The top official of the world's leading climate action conference landed in hot water when they offered to engage in oil deals with an undercover operative.
CEO Elnur Soltanov discussed potential contracts with a fake investor who said they were representing a Hong Kong energy firm, the BBC reported. Soltanov is the deputy energy minister for Azerbaijan — which hosted the 29th Conference of the Parties to the U.N. Framework Convention on Climate Change over the last two weeks — and a board member of the State Oil Company of the Republic of Azerbaijan (SOCAR).
Azerbaijan, located on the Caspian Sea, is an oil and gas powerhouse, with half its economy and 90% of its exports depending on the industry, according to the BBC.
"There are a lot of joint ventures that could be established," Soltanov said in a secret recording. "SOCAR is trading oil and gas all over the world, including in Asia."

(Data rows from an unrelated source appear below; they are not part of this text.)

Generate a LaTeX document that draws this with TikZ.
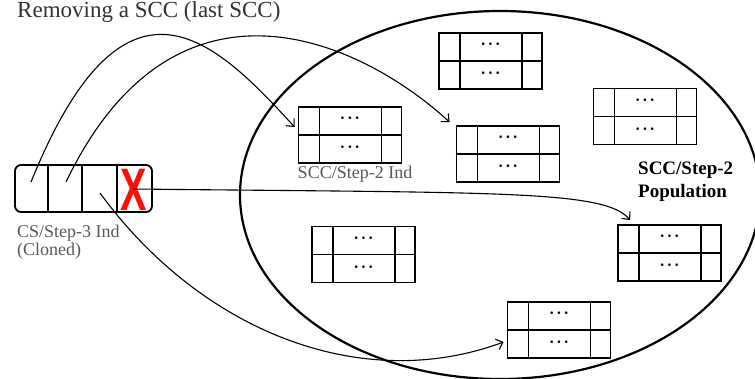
\documentclass[tikz,border=0pt]{standalone}
\usepackage{fontspec}
\setmainfont{Liberation Serif}
\newfontfamily\xfont{Liberation Sans}
\usetikzlibrary{calc,arrows.meta}
\newcommand\recbox[2]{%
  \node[rec] (#1) at (#2) {};
  \draw[divider] ([xshift=22pt]#1.north west) -- ([xshift=22pt]#1.south west);
  \draw[divider] ([xshift=-21pt]#1.north east) -- ([xshift=-21pt]#1.south east);
  \draw[divider] (#1.west) -- (#1.east);
  \node[dots] (#1-t) at ($(#1.north)!.5!(#1.center)$) {·\kern2pt·\kern2pt·};
  \node[dots] (#1-b) at ($(#1.south)!.5!(#1.center)$) {·\kern2pt·\kern2pt·};
}
\begin{document}
\begin{tikzpicture}[x=1pt,y=-1pt,
  rec/.style={draw, line width=1.8pt, minimum width=103pt, minimum height=56pt, inner sep=0pt},
  divider/.style={line width=1.6pt},
  dots/.style={font=\fontsize{16}{16}\selectfont\bfseries, inner sep=0pt},
  lbl/.style={font=\fontsize{18}{18}\selectfont, text=black!65, inner sep=0pt, anchor=base west},
  conn/.style={line width=1.1pt, -{Straight Barb[length=6pt,width=11pt,line width=1.1pt]}},
]
\useasboundingbox (0,0) rectangle (755,378);
\fill[white] (0,0) rectangle (755,378);

% title
\node[lbl, font=\fontsize{23}{23}\selectfont, text=black!80] (title) at (17,17) {Removing a SCC (last SCC)};

% population ellipse
\draw[line width=2.2pt] (500,195) ellipse [x radius=260pt, y radius=184pt];

% records
\recbox{A}{350,135}
\recbox{B}{508,154}
\recbox{C}{490.5,61}
\recbox{D}{645,116.5}
\recbox{E}{669.5,253}
\recbox{F}{363.5,254.5}
\recbox{G}{559,330}

\node[lbl, anchor=base] (alabel) at (355,178) {SCC/Step-2 Ind};
\node[lbl, anchor=base west, text=black, font=\fontsize{19}{19}\selectfont\bfseries] (pop1) at (638,174) {SCC/Step-2};
\node[lbl, anchor=base west, text=black, font=\fontsize{19}{19}\selectfont\bfseries] (pop2) at (638,197) {Population};

% cloned individual
\node[draw, line width=1.8pt, rounded corners=6pt, minimum width=137pt, minimum height=47pt, inner sep=0pt] (cs) at (83.5,188.5) {};
\draw[divider] ([xshift=34pt]cs.north west) -- ([xshift=34pt]cs.south west);
\draw[divider] ([xshift=68pt]cs.north west) -- ([xshift=68pt]cs.south west);
\draw[divider] ([xshift=103pt]cs.north west) -- ([xshift=103pt]cs.south west);
\node[inner sep=0pt, text=red!90!orange, font=\xfont\bfseries\fontsize{60}{60}\selectfont, xscale=0.66] (x) at (134,190) {X};
\coordinate (cs1) at (31,182);
\coordinate (cs2) at (66,182);
\coordinate (cs3) at (100,193);
\coordinate (cs4) at (133,189);

\node[lbl] (cslabel1) at (17,237) {CS/Step-3 Ind};
\node[lbl] (cslabel2) at (17,255) {(Cloned)};

% connectors
\draw[conn] (cs1) .. controls (125,-50) and (215,40) .. ([shift={(-3pt,8pt)}]A.west);
\draw[conn] (cs2) .. controls (175,-45) and (360,40) .. ([shift={(-6pt,3pt)}]B.north west);
\draw[conn] (cs3) .. controls (200,330) and (360,395) .. ([shift={(-3pt,-12pt)}]G.west);
\draw[conn] (cs4) .. controls (500,193) and (605,190) .. ([shift={(13pt,4pt)}]E.north west);
\end{tikzpicture}
\end{document}
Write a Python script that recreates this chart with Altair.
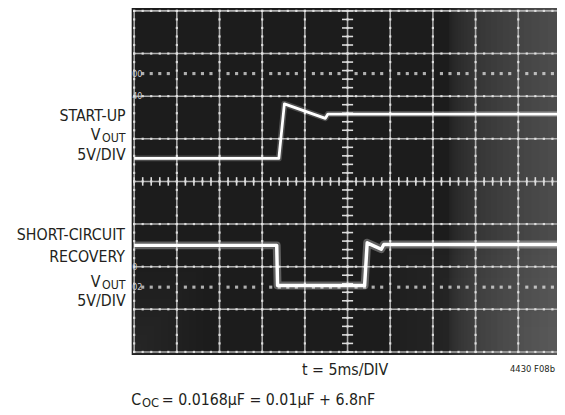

He began by touting the goals of COP29 — last year's conference saw governments agree for the first time to pursue more aggressive climate action by divesting from dirty fuels, with plans due by February — and "green transitioning projects" but then said the country was planning to ramp up gas production and build out infrastructure such as pipelines.
COP is the main enforcement arm of the 2015 Paris Agreement, in which 196 countries said they would work to keep the human-caused rising global temperature to 1.5 degrees Celsius above pre-industrial levels in hopes of limiting the effects of the climate crisis, which include more frequent and intense extreme weather events such as droughts, floods, and wildfires. To achieve that, polluting gas emissions "must peak before 2025" and "decline 43% by 2030," per the agreement.
Soltanov facilitated email contacts between the fake investors and SOCAR, and a separate agreement was discussed with the COP29 team involving a $600,000 sponsorship payment to a fake company in return for the SOCAR introduction. Soltanov also talked up natural gas as a "transitional fuel" and said, "We will have a certain amount of oil and natural gas being produced, perhaps forever."
The BBC reported the Intergovernmental Panel on Climate Change has said oil and gas production will continue after 2050 but that "developing … new oil and gas fields is incompatible with limiting warming to 1.5 C."
"Attempting to do business deals as part of the COP process appears to be a serious breach of the standards of conduct expected of a COP official," the BBC stated.
"These events are supposed to be about reducing the world's use of fossil fuels — the main driver of climate change — not selling more."
Paris Agreement architect and former U.N. Framework Convention on Climate Change executive secretary Christiana Figueres called Soltanov's actions "a treason" to the process, the BBC reported.